Casino News - August 27th, 2009 - Written by Glen

barney frankThe United States currently faces several challenging issues within the halls of Congress, not the least of which is health care, economic troubles, and the raging war in the Middle East. The the snail like pace that Congress typically sticks with, the online gambling issue may be far from discussion.

Representative Barney Frank has been pushing an anti-UIGEA Bill for the whole year, being that the highest levels of government are predominantly Democrat, but already the issue has been delayed. While he intended on submitting the Bill early on in the year, it was pushed back several months, ultimately to be released during the month of May. On the Senate side, one Senator Menendez has put forth a Bill to legalize, at the very least, online poker.

Sadly, the current administration has been assaulting the online gambling industry harder than ever before. Arrests, indictments, and seizures have all been a regular occurrence throughout 2009, and hundreds of millions of dollars have already been seized. Coupled with the regular illegal gambling operations throughout the nation, the busts have been omnipresent.

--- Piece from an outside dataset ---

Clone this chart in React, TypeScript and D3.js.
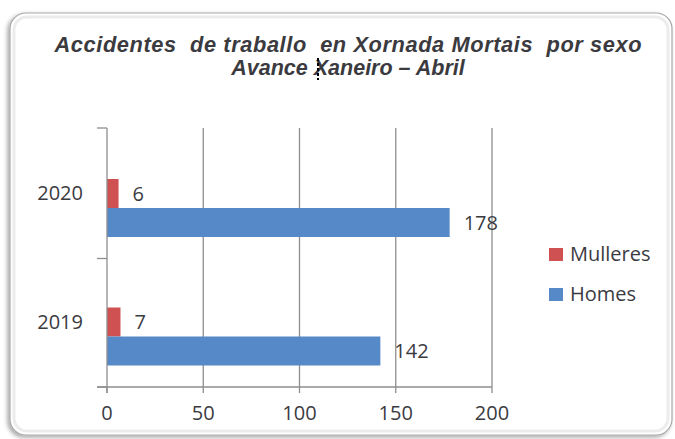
import React from "react";
import * as d3 from "d3";

// data
const years = ["2020", "2019"];
const seriesNames = ["Mulleres", "Homes"];
const mulleres = [6, 7];
const homes = [178, 142];
const xTicks = [0, 50, 100, 150, 200];

const colors: Record<string, string> = { Mulleres: "#cf5151", Homes: "#5589c8" };

const W = 675;
const H = 439;

const App = () => {
  const x = d3.scaleLinear().domain([0, 200]).range([107, 492]);
  const y = d3.scaleBand().domain(years).range([130, 387]);
  // bars sit low in each band, as in the original
  const inner = d3.scaleBand().domain(seriesNames).range([49, 107]);

  const rows = years.map((yr, i) => ({
    year: yr,
    values: [
      { name: "Mulleres", value: mulleres[i] },
      { name: "Homes", value: homes[i] },
    ],
  }));

  const txt = "#3b3b3f";
  const labelFont = "'Open Sans', sans-serif";
  const titleFont = "'Liberation Sans', Arial, sans-serif";

  return (
    <div style={{ position: "fixed", left: 0, top: 0 }}>
      <svg width={W} height={H} style={{ display: "block", background: "#fff" }}>
        <defs>
          <filter id="shadow" x="-5%" y="-5%" width="110%" height="110%">
            <feDropShadow dx={-2} dy={2} stdDeviation={2} floodColor="#000" floodOpacity={0.35} />
          </filter>
        </defs>

        {/* frame */}
        <rect x={10} y={13} width={662} height={422} rx={16} fill="#fff" stroke="#a8a8a8" strokeWidth={1.2} filter="url(#shadow)" />
        <rect x={14} y={17} width={654} height={414} rx={13} fill="none" stroke="#ececec" strokeWidth={3} />

        {/* title */}
        <text x={348} y={52} textAnchor="middle" fontFamily={titleFont} fontWeight="bold" fontStyle="italic" fontSize={21.8} fill={txt} style={{ whiteSpace: "pre" }} textLength={587} lengthAdjust="spacing">
          {"Accidentes  de traballo  en Xornada Mortais  por sexo"}
        </text>
        <text x={348} y={75} textAnchor="middle" fontFamily={titleFont} fontWeight="bold" fontStyle="italic" fontSize={21.5} fill={txt}>
          Avance Xaneiro – Abril
        </text>
        <line x1={318} x2={318} y1={58} y2={80} stroke="#000" strokeWidth={2} strokeDasharray="3,2" />

        {/* gridlines */}
        {xTicks.slice(1).map((t) => (
          <line key={"g" + t} x1={x(t)} x2={x(t)} y1={128} y2={387} stroke="#8e8e8e" strokeWidth={1.3} />
        ))}

        {/* bars */}
        {rows.map((r) =>
          r.values.map((v) => (
            <rect
              key={r.year + v.name}
              x={x(0)}
              y={(y(r.year) ?? 0) + (inner(v.name) ?? 0)}
              width={x(v.value) - x(0)}
              height={inner.bandwidth()}
              fill={colors[v.name]}
            />
          ))
        )}

        {/* value labels */}
        {rows.map((r) =>
          r.values.map((v) => (
            <text
              key={"l" + r.year + v.name}
              x={x(v.value) + 14}
              y={(y(r.year) ?? 0) + (inner(v.name) ?? 0) + inner.bandwidth() / 2 + 7}
              fontFamily={labelFont}
              fontSize={20}
              fill={txt}
            >
              {v.value}
            </text>
          ))
        )}

        {/* y axis */}
        <line x1={x(0)} x2={x(0)} y1={128} y2={393} stroke="#8e8e8e" strokeWidth={1.3} />
        {[128, ...years.slice(1).map((yr) => y(yr) ?? 0), 387].map((yy, i) => (
          <line key={"yt" + i} x1={97} x2={x(0)} y1={yy} y2={yy} stroke="#8e8e8e" strokeWidth={1.3} />
        ))}
        {years.map((yr) => (
          <text key={"yl" + yr} x={83} y={(y(yr) ?? 0) + y.bandwidth() / 2 + 6} textAnchor="end" fontFamily={labelFont} fontSize={20} fill={txt}>
            {yr}
          </text>
        ))}

        {/* x axis */}
        <line x1={97} x2={x(200)} y1={387} y2={387} stroke="#8e8e8e" strokeWidth={1.3} />
        {xTicks.map((t) => (
          <g key={"xt" + t}>
            <line x1={x(t)} x2={x(t)} y1={387} y2={393} stroke="#8e8e8e" strokeWidth={1.3} />
            <text x={x(t)} y={420} textAnchor="middle" fontFamily={labelFont} fontSize={20} fill={txt}>
              {t}
            </text>
          </g>
        ))}

        {/* legend */}
        {seriesNames.map((s, i) => (
          <g key={"lg" + s} transform={`translate(549, ${248 + i * 40})`}>
            <rect x={0} y={0} width={14} height={13} fill={colors[s]} />
            <text x={21} y={13} fontFamily={labelFont} fontSize={20} fill={txt}>
              {s}
            </text>
          </g>
        ))}
      </svg>
    </div>
  );
};

export default App;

While the law only prohibits a financial institution from processing online gambling transactions, the implications run as deep as the gamer him- or herself. While a player would never face legal interdiction, their banks may be targeted, or their pay out may be confiscated. That being said, players will not necessarily see lost winnings - any company that wouldn't keep their money to begin with will invariably cut their losses to keep the player happy. This has already happened with Poker Stars and Full Tilt Poker, and both companies coughed up the money to the players who had lost their pay outs.

Congress is set to reconvene in early September, so even if you do not consider the death panels and the housing crisis, as well as the conflict in the Middle East, the earliest we will see the matter discussed is still weeks away.

Analysts predict that the law, should it be passed, will not come into play until 2010 - shortly after the UIGEA is supposed to go into full effect.